## [WRITTEN REQUEST]
Return only the lines running from the top of the entries to the line with "const idx = markerYears.map((_, i) => i);", inclusive, exactly as written.

## [DATA ENTRIES]
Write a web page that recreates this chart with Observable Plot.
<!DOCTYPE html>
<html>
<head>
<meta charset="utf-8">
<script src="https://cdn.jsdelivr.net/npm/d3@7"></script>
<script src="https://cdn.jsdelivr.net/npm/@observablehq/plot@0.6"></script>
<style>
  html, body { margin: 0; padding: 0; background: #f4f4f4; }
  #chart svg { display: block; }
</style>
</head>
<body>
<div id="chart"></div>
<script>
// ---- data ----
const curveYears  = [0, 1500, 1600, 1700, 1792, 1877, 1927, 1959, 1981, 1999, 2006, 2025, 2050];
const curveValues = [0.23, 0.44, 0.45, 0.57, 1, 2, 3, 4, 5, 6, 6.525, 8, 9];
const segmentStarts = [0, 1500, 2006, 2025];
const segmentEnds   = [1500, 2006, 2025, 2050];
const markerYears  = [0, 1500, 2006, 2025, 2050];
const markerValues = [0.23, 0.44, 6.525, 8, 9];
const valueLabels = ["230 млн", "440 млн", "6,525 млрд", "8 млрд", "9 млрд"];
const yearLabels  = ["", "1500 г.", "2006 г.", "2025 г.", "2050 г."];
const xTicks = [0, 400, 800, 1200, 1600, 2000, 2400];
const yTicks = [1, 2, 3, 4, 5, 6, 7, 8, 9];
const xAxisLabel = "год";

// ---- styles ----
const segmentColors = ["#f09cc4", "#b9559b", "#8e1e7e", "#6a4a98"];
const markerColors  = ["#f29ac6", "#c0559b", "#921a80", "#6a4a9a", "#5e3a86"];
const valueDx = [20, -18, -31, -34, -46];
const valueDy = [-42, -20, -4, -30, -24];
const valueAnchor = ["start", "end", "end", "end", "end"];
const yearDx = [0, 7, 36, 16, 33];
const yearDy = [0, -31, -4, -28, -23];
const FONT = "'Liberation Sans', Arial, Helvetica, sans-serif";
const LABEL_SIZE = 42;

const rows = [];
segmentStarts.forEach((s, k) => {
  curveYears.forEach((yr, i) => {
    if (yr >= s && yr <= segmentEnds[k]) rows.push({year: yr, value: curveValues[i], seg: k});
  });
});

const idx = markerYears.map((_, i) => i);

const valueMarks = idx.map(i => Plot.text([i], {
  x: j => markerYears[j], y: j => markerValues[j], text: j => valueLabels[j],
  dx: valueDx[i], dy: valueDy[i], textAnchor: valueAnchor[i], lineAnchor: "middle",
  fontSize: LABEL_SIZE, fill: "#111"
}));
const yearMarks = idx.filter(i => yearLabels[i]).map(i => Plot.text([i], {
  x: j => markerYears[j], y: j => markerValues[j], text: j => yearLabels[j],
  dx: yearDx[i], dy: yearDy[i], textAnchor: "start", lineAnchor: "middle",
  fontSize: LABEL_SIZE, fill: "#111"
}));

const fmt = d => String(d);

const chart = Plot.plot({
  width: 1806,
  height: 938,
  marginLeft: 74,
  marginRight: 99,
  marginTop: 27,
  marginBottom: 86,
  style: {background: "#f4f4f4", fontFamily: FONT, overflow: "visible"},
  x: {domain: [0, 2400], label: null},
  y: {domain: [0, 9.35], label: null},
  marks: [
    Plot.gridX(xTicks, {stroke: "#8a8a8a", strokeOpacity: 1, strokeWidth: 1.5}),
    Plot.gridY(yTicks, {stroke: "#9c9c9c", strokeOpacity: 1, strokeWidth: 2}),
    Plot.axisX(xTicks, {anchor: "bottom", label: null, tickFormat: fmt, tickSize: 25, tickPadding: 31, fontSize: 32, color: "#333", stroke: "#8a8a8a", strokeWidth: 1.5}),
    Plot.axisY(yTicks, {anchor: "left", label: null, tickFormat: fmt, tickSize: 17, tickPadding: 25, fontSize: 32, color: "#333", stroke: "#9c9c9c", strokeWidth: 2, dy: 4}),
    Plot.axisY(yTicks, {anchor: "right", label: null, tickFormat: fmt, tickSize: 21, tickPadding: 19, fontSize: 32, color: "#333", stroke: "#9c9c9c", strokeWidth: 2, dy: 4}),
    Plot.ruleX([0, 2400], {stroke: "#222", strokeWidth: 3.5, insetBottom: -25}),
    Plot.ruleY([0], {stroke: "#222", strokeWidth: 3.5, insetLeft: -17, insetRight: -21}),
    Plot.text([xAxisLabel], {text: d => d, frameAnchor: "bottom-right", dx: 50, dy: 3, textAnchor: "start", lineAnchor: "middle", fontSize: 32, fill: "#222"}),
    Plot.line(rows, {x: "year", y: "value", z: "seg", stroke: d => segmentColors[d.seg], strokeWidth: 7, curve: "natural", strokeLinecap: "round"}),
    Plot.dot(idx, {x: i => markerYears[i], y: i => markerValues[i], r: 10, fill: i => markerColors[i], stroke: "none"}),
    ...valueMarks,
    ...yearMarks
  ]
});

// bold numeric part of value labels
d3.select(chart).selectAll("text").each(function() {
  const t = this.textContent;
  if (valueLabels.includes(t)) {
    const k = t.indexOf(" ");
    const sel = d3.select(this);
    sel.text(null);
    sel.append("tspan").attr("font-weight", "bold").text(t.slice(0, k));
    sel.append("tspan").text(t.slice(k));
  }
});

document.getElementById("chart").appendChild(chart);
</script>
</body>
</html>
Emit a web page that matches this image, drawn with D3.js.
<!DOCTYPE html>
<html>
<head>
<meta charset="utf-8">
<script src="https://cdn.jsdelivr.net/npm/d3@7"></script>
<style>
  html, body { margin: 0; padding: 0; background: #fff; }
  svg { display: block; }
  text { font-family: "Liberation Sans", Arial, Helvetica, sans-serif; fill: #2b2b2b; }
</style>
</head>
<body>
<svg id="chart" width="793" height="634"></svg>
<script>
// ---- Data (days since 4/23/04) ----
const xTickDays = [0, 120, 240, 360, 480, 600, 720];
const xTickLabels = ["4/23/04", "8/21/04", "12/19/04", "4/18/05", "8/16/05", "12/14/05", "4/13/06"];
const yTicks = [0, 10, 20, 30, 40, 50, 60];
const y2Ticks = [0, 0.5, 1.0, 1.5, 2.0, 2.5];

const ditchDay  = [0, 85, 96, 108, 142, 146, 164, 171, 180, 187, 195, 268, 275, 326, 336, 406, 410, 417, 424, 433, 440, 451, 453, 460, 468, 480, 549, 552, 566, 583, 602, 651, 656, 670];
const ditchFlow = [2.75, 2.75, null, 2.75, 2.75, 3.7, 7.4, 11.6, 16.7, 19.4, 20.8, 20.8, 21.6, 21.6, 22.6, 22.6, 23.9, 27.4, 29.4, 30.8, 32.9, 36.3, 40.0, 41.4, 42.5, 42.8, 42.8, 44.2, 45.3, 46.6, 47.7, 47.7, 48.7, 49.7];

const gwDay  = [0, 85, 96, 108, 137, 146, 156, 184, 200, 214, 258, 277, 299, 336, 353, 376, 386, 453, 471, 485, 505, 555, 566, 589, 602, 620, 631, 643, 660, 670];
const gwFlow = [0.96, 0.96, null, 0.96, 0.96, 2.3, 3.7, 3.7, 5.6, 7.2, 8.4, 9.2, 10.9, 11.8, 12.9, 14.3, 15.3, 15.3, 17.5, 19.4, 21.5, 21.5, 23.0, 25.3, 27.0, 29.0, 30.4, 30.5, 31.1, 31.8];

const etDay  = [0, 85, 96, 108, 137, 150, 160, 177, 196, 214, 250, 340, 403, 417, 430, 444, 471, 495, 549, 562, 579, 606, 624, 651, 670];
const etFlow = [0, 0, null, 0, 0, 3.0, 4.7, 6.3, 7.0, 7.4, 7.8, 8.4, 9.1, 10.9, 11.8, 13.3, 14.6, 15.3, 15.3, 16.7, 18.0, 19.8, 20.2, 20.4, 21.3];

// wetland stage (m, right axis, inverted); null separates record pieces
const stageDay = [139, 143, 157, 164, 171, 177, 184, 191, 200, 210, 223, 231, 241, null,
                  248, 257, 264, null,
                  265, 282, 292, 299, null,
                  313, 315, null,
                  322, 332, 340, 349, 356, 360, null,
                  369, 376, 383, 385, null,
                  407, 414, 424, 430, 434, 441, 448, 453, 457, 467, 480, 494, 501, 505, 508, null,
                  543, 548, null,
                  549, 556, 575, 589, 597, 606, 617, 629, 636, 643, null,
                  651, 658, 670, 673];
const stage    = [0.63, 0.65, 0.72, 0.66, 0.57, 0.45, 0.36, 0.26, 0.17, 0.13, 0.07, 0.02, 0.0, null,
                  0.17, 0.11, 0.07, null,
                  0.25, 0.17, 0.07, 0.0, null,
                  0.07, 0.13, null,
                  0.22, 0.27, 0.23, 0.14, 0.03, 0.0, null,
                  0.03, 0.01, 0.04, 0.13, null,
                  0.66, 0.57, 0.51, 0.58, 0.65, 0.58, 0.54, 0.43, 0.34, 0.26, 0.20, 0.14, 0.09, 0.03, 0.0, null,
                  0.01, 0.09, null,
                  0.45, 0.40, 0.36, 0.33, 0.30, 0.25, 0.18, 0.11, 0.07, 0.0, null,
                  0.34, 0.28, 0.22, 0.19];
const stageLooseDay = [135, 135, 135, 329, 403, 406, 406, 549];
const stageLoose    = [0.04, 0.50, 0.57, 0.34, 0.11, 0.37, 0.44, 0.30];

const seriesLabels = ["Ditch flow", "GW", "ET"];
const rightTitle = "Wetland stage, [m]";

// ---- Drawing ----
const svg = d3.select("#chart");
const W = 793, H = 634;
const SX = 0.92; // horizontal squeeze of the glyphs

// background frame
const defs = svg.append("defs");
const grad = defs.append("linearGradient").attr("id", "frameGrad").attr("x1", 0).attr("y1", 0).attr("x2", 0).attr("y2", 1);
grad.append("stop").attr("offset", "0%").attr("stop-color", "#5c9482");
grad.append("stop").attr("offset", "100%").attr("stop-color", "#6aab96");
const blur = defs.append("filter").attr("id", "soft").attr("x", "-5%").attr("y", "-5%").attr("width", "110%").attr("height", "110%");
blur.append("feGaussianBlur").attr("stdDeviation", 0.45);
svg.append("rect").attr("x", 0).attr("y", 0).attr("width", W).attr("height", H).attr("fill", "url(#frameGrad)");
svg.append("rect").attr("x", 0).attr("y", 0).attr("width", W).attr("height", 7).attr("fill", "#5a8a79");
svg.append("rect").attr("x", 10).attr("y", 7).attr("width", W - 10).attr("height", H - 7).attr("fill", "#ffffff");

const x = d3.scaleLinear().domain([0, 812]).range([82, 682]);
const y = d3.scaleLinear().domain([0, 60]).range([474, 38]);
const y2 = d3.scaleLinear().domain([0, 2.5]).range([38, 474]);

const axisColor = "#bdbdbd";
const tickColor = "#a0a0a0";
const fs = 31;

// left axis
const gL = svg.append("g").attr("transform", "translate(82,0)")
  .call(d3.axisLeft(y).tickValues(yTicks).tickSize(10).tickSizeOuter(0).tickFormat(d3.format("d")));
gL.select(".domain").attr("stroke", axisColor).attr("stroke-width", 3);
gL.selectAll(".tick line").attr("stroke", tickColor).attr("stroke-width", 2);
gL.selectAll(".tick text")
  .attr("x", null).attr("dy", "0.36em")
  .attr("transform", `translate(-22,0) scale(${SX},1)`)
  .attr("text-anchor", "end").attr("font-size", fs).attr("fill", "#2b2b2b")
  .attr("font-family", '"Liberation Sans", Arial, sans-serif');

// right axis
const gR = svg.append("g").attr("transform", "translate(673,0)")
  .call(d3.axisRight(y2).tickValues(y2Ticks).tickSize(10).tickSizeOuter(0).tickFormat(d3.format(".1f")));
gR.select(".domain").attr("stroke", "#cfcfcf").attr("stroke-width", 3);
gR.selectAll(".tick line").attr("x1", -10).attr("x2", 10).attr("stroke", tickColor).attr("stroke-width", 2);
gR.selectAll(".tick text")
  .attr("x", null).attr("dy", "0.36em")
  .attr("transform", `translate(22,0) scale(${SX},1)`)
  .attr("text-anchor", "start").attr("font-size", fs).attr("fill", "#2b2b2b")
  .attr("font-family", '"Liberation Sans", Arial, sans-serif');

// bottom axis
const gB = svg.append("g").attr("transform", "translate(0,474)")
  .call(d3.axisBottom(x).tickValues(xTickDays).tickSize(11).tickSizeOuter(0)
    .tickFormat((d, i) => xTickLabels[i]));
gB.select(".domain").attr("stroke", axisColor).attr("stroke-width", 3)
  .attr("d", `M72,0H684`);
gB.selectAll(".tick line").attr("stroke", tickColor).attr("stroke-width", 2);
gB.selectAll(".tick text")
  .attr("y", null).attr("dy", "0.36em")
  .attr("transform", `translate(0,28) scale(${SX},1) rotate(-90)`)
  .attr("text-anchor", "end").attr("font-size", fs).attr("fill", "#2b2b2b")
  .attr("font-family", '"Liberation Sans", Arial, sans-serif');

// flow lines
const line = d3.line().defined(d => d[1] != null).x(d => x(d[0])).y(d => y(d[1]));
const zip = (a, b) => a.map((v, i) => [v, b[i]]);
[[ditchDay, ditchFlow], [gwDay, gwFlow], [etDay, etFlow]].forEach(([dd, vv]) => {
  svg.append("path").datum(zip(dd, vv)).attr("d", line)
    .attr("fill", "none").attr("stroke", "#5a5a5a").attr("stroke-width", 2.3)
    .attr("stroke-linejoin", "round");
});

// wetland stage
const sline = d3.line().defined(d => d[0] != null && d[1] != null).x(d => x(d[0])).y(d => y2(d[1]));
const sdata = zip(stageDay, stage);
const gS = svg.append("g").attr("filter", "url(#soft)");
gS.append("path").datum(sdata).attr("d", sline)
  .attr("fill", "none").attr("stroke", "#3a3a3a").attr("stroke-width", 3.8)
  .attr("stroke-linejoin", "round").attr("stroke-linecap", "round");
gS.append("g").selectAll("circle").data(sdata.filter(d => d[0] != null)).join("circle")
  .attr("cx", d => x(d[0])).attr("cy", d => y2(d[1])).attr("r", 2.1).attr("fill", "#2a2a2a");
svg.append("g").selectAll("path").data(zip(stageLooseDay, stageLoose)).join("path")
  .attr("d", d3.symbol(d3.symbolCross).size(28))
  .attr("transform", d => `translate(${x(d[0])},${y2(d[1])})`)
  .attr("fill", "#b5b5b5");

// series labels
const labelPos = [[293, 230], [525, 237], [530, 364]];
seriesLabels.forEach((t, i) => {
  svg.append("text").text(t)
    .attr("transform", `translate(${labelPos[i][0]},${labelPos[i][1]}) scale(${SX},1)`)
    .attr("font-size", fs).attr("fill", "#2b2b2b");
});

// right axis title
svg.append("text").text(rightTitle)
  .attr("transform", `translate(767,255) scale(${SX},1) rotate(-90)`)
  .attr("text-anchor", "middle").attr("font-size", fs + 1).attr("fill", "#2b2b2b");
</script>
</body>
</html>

## [RESPONSE TO THIS TASK]
Write a web page that recreates this chart with Observable Plot.
<!DOCTYPE html>
<html>
<head>
<meta charset="utf-8">
<script src="https://cdn.jsdelivr.net/npm/d3@7"></script>
<script src="https://cdn.jsdelivr.net/npm/@observablehq/plot@0.6"></script>
<style>
  html, body { margin: 0; padding: 0; background: #f4f4f4; }
  #chart svg { display: block; }
</style>
</head>
<body>
<div id="chart"></div>
<script>
// ---- data ----
const curveYears  = [0, 1500, 1600, 1700, 1792, 1877, 1927, 1959, 1981, 1999, 2006, 2025, 2050];
const curveValues = [0.23, 0.44, 0.45, 0.57, 1, 2, 3, 4, 5, 6, 6.525, 8, 9];
const segmentStarts = [0, 1500, 2006, 2025];
const segmentEnds   = [1500, 2006, 2025, 2050];
const markerYears  = [0, 1500, 2006, 2025, 2050];
const markerValues = [0.23, 0.44, 6.525, 8, 9];
const valueLabels = ["230 млн", "440 млн", "6,525 млрд", "8 млрд", "9 млрд"];
const yearLabels  = ["", "1500 г.", "2006 г.", "2025 г.", "2050 г."];
const xTicks = [0, 400, 800, 1200, 1600, 2000, 2400];
const yTicks = [1, 2, 3, 4, 5, 6, 7, 8, 9];
const xAxisLabel = "год";

// ---- styles ----
const segmentColors = ["#f09cc4", "#b9559b", "#8e1e7e", "#6a4a98"];
const markerColors  = ["#f29ac6", "#c0559b", "#921a80", "#6a4a9a", "#5e3a86"];
const valueDx = [20, -18, -31, -34, -46];
const valueDy = [-42, -20, -4, -30, -24];
const valueAnchor = ["start", "end", "end", "end", "end"];
const yearDx = [0, 7, 36, 16, 33];
const yearDy = [0, -31, -4, -28, -23];
const FONT = "'Liberation Sans', Arial, Helvetica, sans-serif";
const LABEL_SIZE = 42;

const rows = [];
segmentStarts.forEach((s, k) => {
  curveYears.forEach((yr, i) => {
    if (yr >= s && yr <= segmentEnds[k]) rows.push({year: yr, value: curveValues[i], seg: k});
  });
});

const idx = markerYears.map((_, i) => i);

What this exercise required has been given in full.